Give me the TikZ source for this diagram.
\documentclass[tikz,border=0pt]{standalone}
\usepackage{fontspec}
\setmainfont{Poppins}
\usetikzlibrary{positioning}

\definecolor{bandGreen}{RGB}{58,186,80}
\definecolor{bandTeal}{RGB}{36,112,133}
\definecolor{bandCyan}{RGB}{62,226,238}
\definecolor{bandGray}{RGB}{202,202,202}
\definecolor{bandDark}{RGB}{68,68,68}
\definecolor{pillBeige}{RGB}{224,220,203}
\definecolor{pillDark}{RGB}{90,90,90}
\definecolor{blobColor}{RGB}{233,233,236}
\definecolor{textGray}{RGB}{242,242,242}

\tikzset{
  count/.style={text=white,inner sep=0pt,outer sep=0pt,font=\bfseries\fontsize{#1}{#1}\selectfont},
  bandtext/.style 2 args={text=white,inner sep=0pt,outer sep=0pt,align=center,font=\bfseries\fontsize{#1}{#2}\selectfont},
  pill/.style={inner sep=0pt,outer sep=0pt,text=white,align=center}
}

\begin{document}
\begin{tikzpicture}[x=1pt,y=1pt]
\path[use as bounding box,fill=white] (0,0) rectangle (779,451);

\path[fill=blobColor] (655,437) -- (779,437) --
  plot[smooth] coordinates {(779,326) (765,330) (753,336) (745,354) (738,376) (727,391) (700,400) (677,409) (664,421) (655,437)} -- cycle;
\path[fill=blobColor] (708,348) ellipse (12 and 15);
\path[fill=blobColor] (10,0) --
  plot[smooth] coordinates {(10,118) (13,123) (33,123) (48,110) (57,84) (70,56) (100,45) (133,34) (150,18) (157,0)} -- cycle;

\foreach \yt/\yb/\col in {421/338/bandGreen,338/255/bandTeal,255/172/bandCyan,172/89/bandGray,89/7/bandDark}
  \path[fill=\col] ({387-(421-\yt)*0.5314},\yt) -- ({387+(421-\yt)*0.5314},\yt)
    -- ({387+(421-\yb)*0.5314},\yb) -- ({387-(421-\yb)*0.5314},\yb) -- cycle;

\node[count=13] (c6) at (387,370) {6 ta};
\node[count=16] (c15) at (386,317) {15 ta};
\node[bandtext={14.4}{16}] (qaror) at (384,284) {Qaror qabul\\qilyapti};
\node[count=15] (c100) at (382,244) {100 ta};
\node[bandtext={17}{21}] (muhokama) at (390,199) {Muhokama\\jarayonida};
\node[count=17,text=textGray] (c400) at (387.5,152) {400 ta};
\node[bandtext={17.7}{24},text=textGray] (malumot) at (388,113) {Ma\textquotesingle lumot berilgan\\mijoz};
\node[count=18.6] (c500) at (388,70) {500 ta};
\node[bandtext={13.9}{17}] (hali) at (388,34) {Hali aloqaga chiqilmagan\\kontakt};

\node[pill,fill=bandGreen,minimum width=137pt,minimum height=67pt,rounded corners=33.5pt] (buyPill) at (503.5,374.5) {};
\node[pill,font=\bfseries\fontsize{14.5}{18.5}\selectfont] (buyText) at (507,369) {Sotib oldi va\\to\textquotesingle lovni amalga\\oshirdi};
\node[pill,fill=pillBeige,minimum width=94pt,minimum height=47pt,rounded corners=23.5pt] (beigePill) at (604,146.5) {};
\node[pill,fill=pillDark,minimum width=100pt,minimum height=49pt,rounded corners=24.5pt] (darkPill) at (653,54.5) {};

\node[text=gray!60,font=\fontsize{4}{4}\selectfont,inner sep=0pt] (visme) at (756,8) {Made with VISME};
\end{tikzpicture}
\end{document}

§ §

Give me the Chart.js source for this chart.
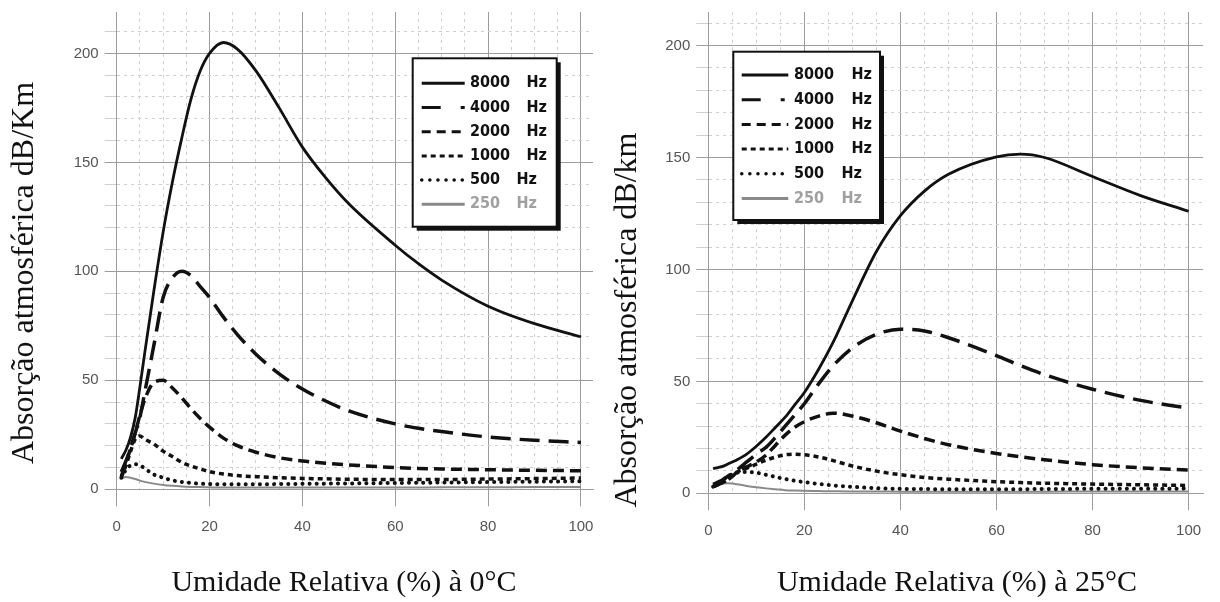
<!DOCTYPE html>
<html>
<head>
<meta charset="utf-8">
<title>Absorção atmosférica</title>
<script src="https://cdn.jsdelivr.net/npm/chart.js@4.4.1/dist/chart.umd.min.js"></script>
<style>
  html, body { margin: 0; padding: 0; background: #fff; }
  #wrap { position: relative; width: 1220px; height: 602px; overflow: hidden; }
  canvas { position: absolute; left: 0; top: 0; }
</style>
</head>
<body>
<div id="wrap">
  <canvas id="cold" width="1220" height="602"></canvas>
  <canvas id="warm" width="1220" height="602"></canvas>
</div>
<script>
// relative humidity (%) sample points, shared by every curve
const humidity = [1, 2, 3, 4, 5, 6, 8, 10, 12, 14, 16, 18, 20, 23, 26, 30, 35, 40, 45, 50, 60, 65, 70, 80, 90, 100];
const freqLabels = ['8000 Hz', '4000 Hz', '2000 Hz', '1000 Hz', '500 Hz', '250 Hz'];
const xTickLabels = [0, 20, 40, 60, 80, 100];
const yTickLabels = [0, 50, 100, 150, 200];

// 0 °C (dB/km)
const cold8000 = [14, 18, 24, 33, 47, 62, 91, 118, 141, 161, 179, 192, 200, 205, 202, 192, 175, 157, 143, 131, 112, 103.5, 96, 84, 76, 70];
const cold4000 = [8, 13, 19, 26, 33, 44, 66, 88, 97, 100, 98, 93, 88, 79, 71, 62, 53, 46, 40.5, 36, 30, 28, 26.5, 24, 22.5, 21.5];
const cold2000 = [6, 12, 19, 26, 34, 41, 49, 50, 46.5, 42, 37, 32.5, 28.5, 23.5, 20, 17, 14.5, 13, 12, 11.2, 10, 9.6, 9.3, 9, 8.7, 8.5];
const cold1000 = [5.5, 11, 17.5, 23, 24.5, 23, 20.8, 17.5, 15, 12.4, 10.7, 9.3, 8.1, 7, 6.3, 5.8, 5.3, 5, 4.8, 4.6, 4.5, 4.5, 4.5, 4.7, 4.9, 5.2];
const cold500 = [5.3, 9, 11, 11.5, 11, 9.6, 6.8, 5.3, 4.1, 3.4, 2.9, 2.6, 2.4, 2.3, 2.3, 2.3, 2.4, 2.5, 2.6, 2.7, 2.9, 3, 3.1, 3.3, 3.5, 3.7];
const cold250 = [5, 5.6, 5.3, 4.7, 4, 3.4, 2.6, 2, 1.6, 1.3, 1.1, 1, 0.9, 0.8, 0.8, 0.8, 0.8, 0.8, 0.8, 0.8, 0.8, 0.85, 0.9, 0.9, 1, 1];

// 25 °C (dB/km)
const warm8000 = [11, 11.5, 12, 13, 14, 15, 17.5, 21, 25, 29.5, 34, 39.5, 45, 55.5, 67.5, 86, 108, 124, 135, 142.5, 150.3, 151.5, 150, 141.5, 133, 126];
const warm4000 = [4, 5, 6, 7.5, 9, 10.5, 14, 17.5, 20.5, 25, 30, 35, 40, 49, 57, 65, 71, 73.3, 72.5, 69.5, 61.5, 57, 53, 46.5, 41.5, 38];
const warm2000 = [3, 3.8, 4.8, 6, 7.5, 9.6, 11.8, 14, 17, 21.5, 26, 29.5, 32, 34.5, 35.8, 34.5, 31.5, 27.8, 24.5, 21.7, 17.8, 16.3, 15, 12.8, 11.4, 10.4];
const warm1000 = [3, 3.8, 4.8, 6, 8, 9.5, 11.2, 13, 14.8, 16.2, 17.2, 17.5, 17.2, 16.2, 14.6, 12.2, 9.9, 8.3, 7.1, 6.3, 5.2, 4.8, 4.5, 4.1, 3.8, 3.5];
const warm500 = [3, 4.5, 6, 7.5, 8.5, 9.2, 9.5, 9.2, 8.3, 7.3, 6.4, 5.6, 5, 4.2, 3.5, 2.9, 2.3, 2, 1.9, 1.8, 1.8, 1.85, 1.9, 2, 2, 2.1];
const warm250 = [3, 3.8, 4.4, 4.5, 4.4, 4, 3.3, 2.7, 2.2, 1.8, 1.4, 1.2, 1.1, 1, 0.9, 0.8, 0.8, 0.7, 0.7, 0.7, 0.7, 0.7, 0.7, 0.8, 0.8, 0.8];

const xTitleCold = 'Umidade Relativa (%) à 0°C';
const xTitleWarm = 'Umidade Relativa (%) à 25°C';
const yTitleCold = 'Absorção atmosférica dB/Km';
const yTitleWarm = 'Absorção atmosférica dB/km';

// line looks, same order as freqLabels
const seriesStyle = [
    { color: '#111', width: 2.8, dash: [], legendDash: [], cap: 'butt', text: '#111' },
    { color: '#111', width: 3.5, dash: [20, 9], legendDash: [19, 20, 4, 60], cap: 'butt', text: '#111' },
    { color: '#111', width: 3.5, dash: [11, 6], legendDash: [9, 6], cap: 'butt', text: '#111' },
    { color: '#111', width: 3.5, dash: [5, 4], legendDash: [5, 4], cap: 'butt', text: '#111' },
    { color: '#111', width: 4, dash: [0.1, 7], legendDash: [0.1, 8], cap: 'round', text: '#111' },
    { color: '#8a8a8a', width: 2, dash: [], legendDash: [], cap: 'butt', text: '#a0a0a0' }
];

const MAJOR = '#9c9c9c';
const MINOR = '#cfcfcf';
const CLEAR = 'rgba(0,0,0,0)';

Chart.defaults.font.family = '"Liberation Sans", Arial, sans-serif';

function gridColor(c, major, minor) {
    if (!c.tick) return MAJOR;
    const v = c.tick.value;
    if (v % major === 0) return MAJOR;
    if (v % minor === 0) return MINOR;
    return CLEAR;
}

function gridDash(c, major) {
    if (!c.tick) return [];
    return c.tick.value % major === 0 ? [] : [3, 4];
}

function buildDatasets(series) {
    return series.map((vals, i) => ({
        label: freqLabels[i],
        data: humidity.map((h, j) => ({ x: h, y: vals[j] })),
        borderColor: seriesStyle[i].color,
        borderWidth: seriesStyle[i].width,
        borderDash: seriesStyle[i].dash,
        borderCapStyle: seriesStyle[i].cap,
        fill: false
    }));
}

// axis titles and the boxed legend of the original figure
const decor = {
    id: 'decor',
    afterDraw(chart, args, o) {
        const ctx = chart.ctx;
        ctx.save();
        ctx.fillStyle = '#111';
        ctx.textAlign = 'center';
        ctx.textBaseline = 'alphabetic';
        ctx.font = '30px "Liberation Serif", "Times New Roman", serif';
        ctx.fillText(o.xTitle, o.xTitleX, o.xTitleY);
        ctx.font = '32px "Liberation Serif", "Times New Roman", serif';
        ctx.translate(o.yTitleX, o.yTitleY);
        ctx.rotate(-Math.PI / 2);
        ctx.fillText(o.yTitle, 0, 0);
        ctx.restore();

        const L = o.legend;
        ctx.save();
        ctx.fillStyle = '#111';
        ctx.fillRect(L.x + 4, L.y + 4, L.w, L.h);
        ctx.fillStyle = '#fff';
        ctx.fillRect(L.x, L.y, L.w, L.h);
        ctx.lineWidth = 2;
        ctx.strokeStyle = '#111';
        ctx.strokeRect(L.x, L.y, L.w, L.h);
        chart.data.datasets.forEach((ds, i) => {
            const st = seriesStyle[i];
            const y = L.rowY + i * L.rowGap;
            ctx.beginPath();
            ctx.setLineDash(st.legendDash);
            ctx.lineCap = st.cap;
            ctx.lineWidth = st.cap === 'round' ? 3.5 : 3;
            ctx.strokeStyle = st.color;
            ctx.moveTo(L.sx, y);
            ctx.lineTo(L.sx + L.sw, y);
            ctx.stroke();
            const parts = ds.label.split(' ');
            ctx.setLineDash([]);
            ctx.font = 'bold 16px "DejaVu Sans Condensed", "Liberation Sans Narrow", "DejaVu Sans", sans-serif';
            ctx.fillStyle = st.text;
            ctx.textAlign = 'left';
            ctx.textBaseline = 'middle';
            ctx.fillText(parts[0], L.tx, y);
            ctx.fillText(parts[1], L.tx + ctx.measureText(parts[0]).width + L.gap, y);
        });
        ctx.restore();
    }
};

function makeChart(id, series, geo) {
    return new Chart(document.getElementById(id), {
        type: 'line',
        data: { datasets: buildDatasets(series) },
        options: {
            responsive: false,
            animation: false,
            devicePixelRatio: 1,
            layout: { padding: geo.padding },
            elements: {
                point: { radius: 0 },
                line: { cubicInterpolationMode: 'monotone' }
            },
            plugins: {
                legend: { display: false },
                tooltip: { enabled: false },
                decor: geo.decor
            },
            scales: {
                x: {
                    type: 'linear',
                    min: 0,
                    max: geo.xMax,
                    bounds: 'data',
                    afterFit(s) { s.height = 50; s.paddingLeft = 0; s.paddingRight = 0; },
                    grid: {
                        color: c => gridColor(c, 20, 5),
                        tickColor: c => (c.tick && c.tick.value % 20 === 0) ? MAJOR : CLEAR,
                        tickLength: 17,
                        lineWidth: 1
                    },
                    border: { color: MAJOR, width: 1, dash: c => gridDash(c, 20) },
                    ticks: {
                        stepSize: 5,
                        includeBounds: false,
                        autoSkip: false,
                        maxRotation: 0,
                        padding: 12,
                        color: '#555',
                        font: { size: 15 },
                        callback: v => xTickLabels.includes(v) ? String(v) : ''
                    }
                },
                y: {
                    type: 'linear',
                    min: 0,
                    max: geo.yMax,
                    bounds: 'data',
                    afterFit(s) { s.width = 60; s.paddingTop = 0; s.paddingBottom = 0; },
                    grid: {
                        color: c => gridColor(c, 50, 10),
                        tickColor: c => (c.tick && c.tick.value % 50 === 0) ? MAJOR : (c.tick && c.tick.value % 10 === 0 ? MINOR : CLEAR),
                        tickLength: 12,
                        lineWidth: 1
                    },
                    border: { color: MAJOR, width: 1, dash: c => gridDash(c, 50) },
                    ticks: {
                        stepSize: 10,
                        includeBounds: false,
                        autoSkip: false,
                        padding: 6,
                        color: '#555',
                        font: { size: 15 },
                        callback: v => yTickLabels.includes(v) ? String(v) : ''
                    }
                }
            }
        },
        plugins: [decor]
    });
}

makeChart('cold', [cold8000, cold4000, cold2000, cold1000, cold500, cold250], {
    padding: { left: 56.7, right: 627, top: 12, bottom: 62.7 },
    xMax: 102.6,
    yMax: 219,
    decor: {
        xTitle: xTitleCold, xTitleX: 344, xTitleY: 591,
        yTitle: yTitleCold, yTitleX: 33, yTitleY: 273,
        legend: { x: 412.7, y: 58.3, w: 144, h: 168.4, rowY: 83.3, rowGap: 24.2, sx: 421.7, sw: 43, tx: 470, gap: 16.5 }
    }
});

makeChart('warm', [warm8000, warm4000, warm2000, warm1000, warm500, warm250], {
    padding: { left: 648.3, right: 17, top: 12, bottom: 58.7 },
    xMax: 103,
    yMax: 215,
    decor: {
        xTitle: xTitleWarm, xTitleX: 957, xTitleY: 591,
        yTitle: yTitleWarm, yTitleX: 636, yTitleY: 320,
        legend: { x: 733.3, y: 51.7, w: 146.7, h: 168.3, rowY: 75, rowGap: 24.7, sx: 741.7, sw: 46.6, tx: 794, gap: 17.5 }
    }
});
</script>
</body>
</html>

§ §

--- Problem requirements ---
Lines in the records that hold the word "source" are to be counted; give only the total.

--- Solution for this task ---
2